> **What is expected**
Every line of the data that contains the string "matplotlib" must be copied.

> **Dataset content**
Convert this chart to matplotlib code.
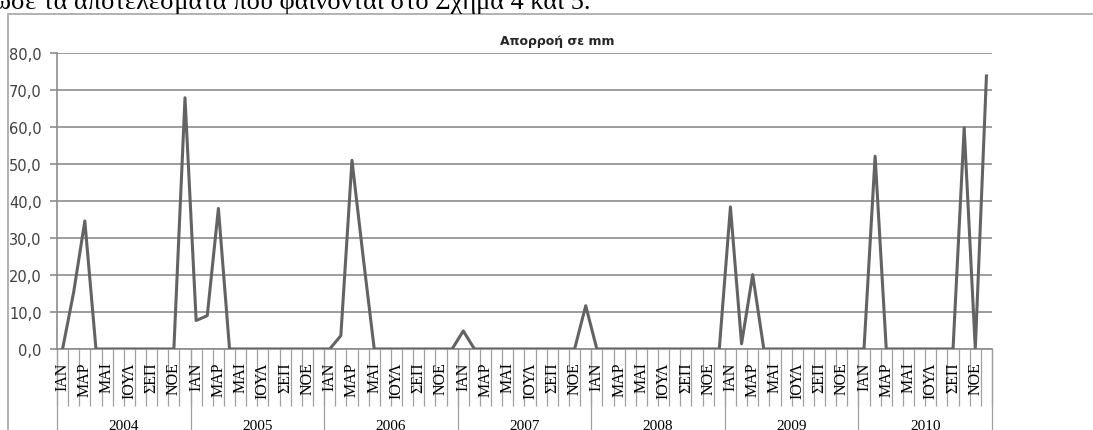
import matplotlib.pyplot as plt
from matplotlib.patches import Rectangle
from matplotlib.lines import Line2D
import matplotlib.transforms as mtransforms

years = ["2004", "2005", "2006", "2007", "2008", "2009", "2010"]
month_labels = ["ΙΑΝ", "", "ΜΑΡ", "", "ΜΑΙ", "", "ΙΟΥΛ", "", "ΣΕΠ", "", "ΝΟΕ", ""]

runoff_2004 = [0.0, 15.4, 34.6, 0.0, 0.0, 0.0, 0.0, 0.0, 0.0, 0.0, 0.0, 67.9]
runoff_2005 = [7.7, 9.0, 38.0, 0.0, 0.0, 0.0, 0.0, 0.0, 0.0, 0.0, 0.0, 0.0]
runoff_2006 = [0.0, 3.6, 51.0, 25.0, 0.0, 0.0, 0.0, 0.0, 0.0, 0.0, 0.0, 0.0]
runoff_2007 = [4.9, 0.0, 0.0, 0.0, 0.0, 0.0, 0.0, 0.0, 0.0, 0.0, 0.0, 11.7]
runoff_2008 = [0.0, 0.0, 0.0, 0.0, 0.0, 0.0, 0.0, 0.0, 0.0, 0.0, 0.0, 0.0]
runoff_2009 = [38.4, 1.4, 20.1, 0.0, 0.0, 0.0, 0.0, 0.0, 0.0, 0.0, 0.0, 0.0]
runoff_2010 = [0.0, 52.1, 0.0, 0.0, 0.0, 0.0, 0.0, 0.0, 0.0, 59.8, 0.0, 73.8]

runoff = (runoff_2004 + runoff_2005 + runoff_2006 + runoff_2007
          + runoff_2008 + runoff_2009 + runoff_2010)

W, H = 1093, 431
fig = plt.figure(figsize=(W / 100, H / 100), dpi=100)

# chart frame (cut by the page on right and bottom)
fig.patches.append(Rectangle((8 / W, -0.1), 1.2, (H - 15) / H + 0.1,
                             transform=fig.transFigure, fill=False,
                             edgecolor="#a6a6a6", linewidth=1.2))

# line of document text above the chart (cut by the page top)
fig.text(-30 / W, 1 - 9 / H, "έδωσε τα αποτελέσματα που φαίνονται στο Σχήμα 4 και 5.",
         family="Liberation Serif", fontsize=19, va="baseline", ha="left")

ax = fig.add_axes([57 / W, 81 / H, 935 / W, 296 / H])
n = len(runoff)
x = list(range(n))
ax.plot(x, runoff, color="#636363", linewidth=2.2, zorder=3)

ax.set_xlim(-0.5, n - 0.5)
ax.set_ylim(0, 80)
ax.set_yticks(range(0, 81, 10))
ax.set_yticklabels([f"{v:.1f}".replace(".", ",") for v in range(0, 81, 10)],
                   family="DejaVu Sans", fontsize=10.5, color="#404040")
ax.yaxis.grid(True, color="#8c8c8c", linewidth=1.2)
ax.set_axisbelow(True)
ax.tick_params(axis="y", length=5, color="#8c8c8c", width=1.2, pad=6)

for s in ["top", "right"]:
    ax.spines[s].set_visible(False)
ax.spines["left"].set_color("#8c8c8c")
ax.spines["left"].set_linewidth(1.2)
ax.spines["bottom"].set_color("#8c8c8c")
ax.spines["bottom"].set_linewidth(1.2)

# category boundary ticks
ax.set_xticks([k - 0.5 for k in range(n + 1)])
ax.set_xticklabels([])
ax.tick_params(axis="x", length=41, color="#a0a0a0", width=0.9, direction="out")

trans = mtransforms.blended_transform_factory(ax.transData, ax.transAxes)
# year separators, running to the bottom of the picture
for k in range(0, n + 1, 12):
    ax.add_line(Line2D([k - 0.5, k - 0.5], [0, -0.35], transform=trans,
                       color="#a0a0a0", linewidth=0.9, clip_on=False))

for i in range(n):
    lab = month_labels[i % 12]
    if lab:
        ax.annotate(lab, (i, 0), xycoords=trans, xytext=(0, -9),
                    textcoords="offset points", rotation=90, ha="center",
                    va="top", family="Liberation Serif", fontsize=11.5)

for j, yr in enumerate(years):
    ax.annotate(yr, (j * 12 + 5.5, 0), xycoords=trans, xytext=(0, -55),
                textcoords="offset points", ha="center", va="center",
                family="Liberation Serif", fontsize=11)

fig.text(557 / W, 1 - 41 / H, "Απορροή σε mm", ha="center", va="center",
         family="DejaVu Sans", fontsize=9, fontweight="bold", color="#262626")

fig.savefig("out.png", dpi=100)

> **Solution**
Convert this chart to matplotlib code.
import matplotlib.pyplot as plt
from matplotlib.patches import Rectangle
from matplotlib.lines import Line2D
import matplotlib.transforms as mtransforms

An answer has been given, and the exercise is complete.